Mutations in leptin and in leptin receptor have been described at least in some obese patients. Since large populations of obese individuals have normal leptin and OB-R genes, likely obesity has multiple causes, including environmental factors and association of alleles of various genes
implicated in the regulation of energy metabolism.
Among other targets, in the brain, leptin acts on neurons within arcuate nucleus of hypothalamus and signals them to reduce neuropeptide Y (NPY) production. Food deprivation enhances production of NPY by the hypothalamus. NPY stimulates food intake and decreases sympathetic outflow, and through these ways lowers energy expenditure. It also promotes storage and synthesis of fat by an action on lipoprotein lipase in adipose tissue.

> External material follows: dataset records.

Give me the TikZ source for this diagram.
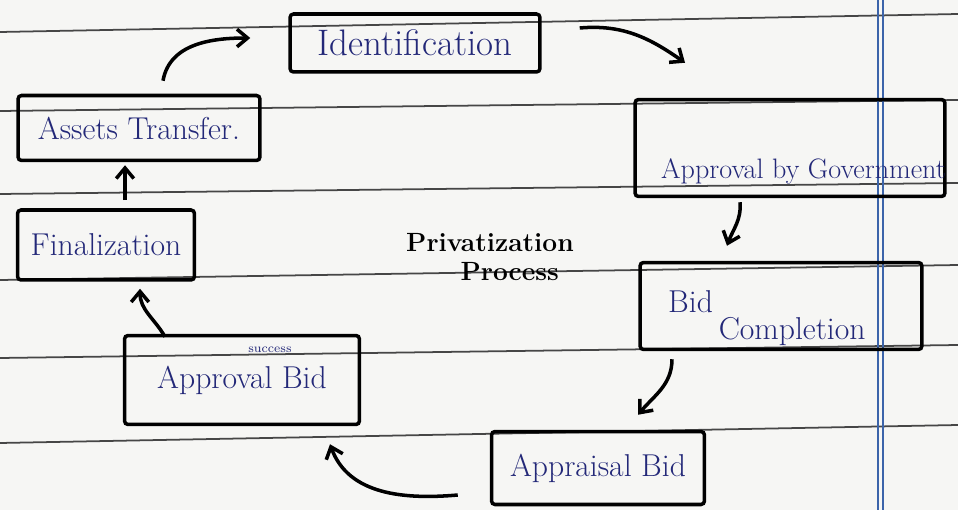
\documentclass[tikz,border=0pt]{standalone}
\usepackage{xcolor}
\usepackage{tikz}
\usetikzlibrary{calc,positioning,arrows.meta}

\definecolor{ink}{RGB}{35,40,120}
\definecolor{paper}{RGB}{246,246,244}
\definecolor{rule}{RGB}{70,70,70}
\definecolor{margin}{RGB}{60,100,170}

\tikzset{
    stage/.style={draw, line width=2pt, inner sep=0pt, rounded corners=2pt},
    inktext/.style={text=ink, font=\fontsize{18}{21}\selectfont},
}

\begin{document}
\begin{tikzpicture}[x=0.02cm, y=-0.02cm, align=center, >={Straight Barb[length=6pt,width=10pt]}]
    % page and ruled lines
    \fill[paper] (0,0) rectangle (958,510);
    \useasboundingbox (0,0) rectangle (958,510);
    \foreach \l/\r in {32/14, 111/100, 194/183, 280/265, 358/345, 443/425} {
        \draw[rule, line width=1pt] (0,\l) -- (958,\r);
    }
    \draw[margin, line width=0.8pt] (878,0) -- (878,510);
    \draw[margin, line width=0.8pt] (883,0) -- (883,510);

    % stages
    \node [stage, minimum width=5cm, minimum height=1.16cm, inktext, font=\fontsize{21}{24}\selectfont] (identification) at (415,43) {Identification};
    \node [stage, minimum width=6.2cm, minimum height=1.94cm] (approval_gov) at (790,148) {};
    \node [inktext, font=\fontsize{16}{19}\selectfont, anchor=south west] (approval_gov_text) at (655,190) {Approval by Government};
    \node [stage, minimum width=5.64cm, minimum height=1.74cm] (bid_completion) at (781,306) {};
    \node [inktext, align=left, anchor=west] (bid_completion_text) at (662,318) {Bid\\[-6pt]\hspace*{1.6em}Completion};
    \node [stage, minimum width=4.26cm, minimum height=1.46cm, inktext] (appraisal_bid) at (598,468) {Appraisal Bid};
    \node [stage, minimum width=4.7cm, minimum height=1.78cm, inktext] (approval_bid) at (242,380) {Approval Bid};
    \node [text=ink, font=\scriptsize] (success_mark) at (270,350) {success};
    \node [stage, minimum width=3.54cm, minimum height=1.4cm, inktext] (finalization) at (106,245) {Finalization};
    \node [stage, minimum width=4.84cm, minimum height=1.3cm, inktext] (assets_transfer) at (139,128) {Assets Transfer.};

    \node [font=\fontsize{15}{17}\bfseries] (privatization) at (490,257) {Privatization\\\hspace*{1.5em}Process};

    % cycle
    \draw[->, line width=2pt] ($(identification.east)+(38,-15)$) to[out=5, in=145] ($(approval_gov.north)+(-105,-35)$);
    \draw[->, line width=2pt] ($(approval_gov.south)+(-50,4)$) to[out=-85, in=70] ($(bid_completion.north)+(-54,-15)$);
    \draw[->, line width=2pt] ($(bid_completion.south)+(-109,8)$) to[out=-90, in=50] ($(appraisal_bid.north)+(40,-15)$);
    \draw[->, line width=2pt] ($(appraisal_bid.west)+(-32,27)$) to[out=185, in=-70] ($(approval_bid.south)+(88,18)$);
    \draw[->, line width=2pt] ($(approval_bid.north)+(-77,3)$) to[out=120, in=-90] ($(finalization.south)+(34,7)$);
    \draw[->, line width=2pt] ($(finalization.north)+(19,-8)$) -- ($(assets_transfer.south)+(-14,3)$);
    \draw[->, line width=2pt] ($(assets_transfer.north)+(24,-13)$) to[out=80, in=180] ($(identification.west)+(-38,-5)$);
\end{tikzpicture}
\end{document}
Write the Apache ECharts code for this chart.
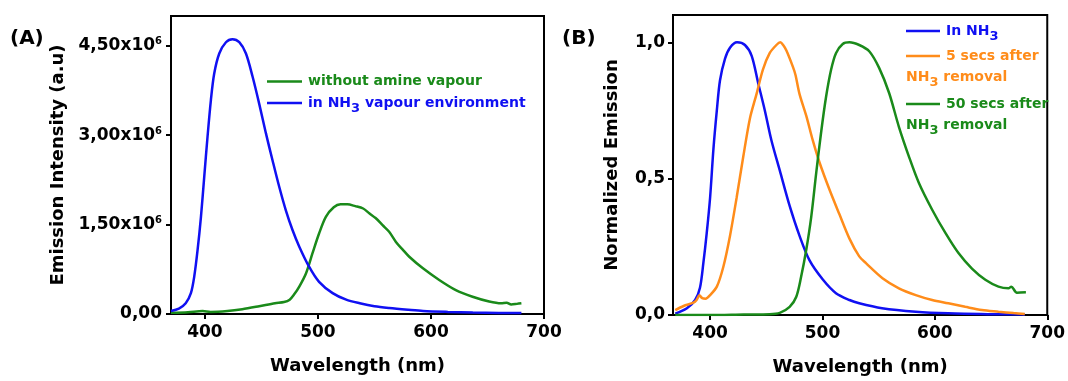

Although NPY is an important component of the response, its absence can be compensated by other mechanisms. The appetite-inducing hormone ‘ghrelin’ is derived from its prohormone proghrelin by posttranslational processing. The presence of another peptide hormone called ‘obestatin’ was initially predicted on basis of the bioinformatics data
and later isolated from rat stomach. Ghrelin is a ligand for growth hormone secretagogue receptor and it is synthesized in stomach. Interestingly, both ghrelin and obestatin are biosynthesized from the same precursor protein but possess opposing biological properties. For instance injections of ghrelin stimulate feeding in mice, whereas injections of obestatin inhibit it. Similarly, ghrelin increases gastric emptying but obestatin slows it down. Ghrelin regulates the pituitary hormone axis, metabolism of carbohydrates and different functions of the kidney, heart, adipose tissue, pancreas,
and gonads as well. Chronic ghrelin administration increases food intake in addition to decrease in energy expenditure. These effects lead to weight gain and possible development of obesity. In contrast obestatin seems to work as anorexic hormone and thus prevent weight gain. Ghrelin and obestatin differ in their effects on growth hormone, obestatin does not seem to have any effect on growth hormone axis. This fact undermines the importance of their posttranslational modification.